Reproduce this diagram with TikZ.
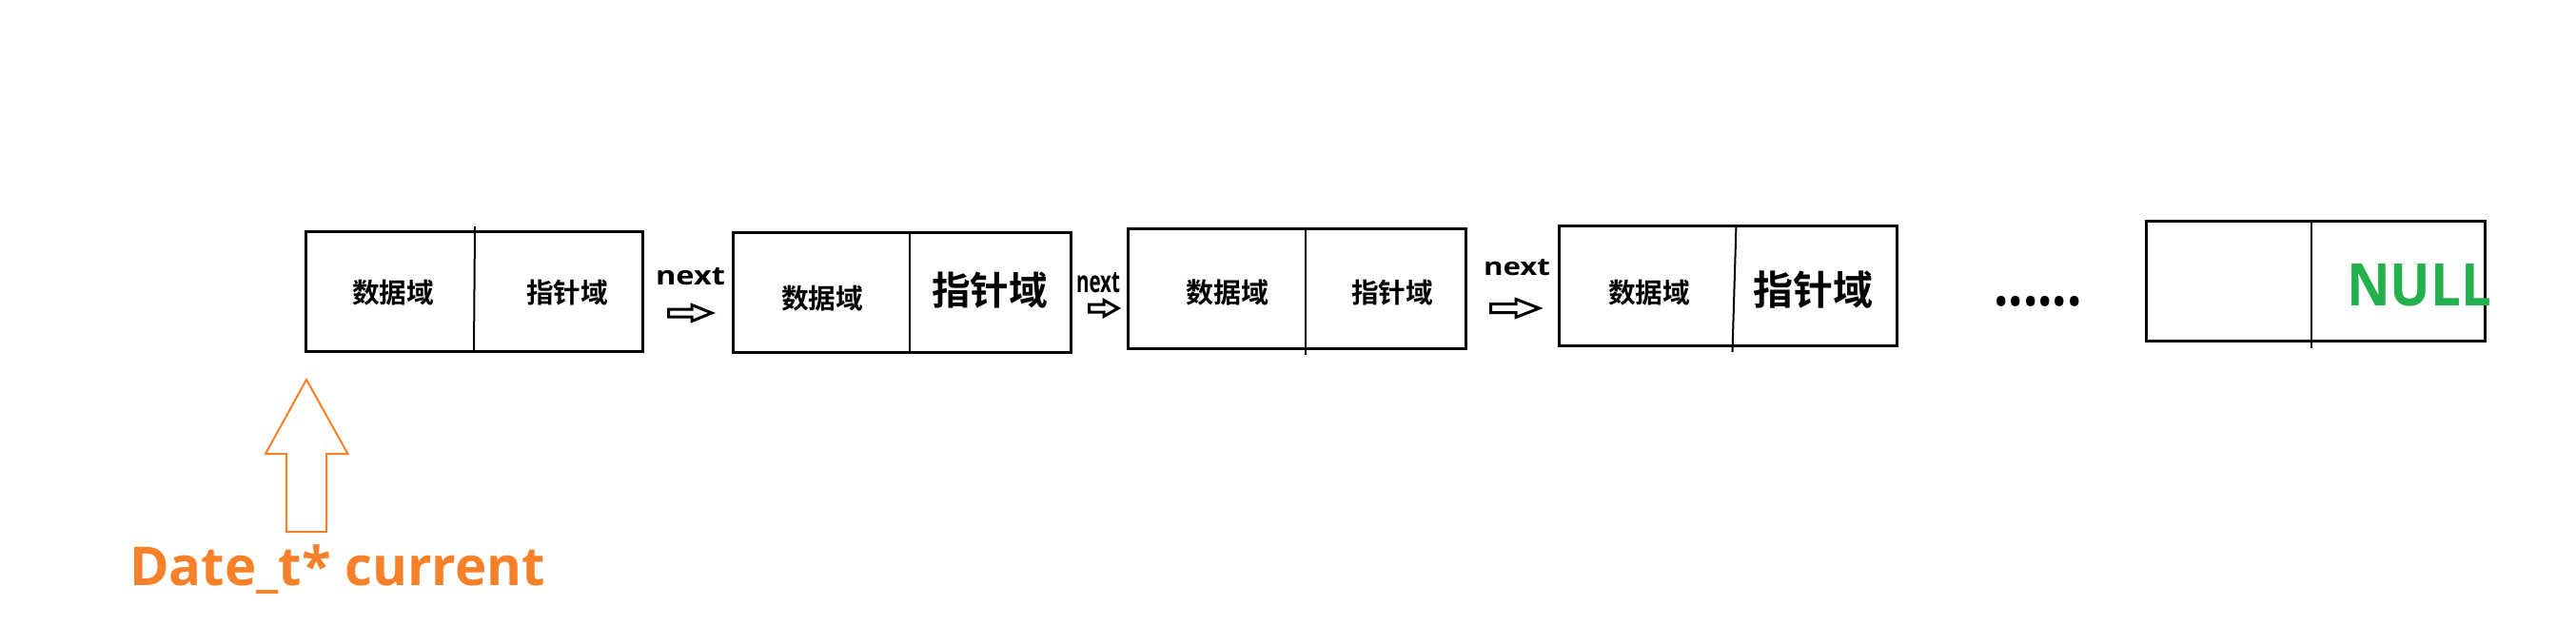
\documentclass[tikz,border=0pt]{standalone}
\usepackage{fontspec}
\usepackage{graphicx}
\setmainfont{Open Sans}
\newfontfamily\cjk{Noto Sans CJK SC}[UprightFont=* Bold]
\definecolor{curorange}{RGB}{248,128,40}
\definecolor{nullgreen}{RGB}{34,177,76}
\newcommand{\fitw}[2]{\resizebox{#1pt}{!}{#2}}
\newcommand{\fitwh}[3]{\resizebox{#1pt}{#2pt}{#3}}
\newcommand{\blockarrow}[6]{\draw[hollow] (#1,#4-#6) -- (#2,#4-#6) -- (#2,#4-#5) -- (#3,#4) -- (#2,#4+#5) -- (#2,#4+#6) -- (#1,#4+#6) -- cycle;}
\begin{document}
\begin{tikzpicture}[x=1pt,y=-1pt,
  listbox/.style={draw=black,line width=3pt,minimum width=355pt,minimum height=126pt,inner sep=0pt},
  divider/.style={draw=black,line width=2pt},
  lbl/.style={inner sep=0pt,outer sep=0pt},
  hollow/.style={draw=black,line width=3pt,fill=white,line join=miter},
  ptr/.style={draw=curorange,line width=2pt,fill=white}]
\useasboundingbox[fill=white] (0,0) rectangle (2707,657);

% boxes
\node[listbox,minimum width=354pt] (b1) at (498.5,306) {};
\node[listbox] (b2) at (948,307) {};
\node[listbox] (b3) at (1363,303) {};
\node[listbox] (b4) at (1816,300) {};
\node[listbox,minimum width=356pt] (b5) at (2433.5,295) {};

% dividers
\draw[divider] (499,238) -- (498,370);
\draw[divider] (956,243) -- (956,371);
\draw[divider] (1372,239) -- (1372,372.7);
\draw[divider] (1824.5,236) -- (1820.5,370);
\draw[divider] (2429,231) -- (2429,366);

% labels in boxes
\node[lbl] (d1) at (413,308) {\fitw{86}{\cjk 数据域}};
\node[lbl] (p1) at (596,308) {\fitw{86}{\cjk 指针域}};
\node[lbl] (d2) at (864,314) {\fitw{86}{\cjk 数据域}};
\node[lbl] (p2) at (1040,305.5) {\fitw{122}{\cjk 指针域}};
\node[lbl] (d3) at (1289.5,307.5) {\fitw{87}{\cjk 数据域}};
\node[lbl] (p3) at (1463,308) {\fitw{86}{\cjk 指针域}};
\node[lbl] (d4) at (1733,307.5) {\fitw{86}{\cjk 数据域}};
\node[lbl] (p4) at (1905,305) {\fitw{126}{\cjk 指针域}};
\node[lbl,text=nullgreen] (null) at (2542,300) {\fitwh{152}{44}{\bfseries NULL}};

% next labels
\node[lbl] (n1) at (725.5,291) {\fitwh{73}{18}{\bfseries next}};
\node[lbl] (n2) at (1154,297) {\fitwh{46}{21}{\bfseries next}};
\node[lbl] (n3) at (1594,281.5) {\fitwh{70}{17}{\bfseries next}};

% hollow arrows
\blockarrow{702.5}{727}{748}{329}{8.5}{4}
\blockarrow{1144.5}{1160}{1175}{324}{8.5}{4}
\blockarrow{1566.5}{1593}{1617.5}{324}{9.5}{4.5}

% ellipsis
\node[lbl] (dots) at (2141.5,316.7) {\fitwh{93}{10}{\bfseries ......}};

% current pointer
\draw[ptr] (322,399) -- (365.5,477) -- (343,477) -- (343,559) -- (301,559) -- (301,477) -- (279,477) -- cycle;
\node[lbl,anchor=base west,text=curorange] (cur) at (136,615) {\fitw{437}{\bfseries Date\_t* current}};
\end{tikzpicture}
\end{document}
────────
Repeat only the lines from the beginning of the material through the line containing "(2429,231) -- (2429,366);", both ends kept, leaving pictures out.

§ **TASK RESPONSE**:
Reproduce this diagram with TikZ.
\documentclass[tikz,border=0pt]{standalone}
\usepackage{fontspec}
\usepackage{graphicx}
\setmainfont{Open Sans}
\newfontfamily\cjk{Noto Sans CJK SC}[UprightFont=* Bold]
\definecolor{curorange}{RGB}{248,128,40}
\definecolor{nullgreen}{RGB}{34,177,76}
\newcommand{\fitw}[2]{\resizebox{#1pt}{!}{#2}}
\newcommand{\fitwh}[3]{\resizebox{#1pt}{#2pt}{#3}}
\newcommand{\blockarrow}[6]{\draw[hollow] (#1,#4-#6) -- (#2,#4-#6) -- (#2,#4-#5) -- (#3,#4) -- (#2,#4+#5) -- (#2,#4+#6) -- (#1,#4+#6) -- cycle;}
\begin{document}
\begin{tikzpicture}[x=1pt,y=-1pt,
  listbox/.style={draw=black,line width=3pt,minimum width=355pt,minimum height=126pt,inner sep=0pt},
  divider/.style={draw=black,line width=2pt},
  lbl/.style={inner sep=0pt,outer sep=0pt},
  hollow/.style={draw=black,line width=3pt,fill=white,line join=miter},
  ptr/.style={draw=curorange,line width=2pt,fill=white}]
\useasboundingbox[fill=white] (0,0) rectangle (2707,657);

% boxes
\node[listbox,minimum width=354pt] (b1) at (498.5,306) {};
\node[listbox] (b2) at (948,307) {};
\node[listbox] (b3) at (1363,303) {};
\node[listbox] (b4) at (1816,300) {};
\node[listbox,minimum width=356pt] (b5) at (2433.5,295) {};

% dividers
\draw[divider] (499,238) -- (498,370);
\draw[divider] (956,243) -- (956,371);
\draw[divider] (1372,239) -- (1372,372.7);
\draw[divider] (1824.5,236) -- (1820.5,370);
\draw[divider] (2429,231) -- (2429,366);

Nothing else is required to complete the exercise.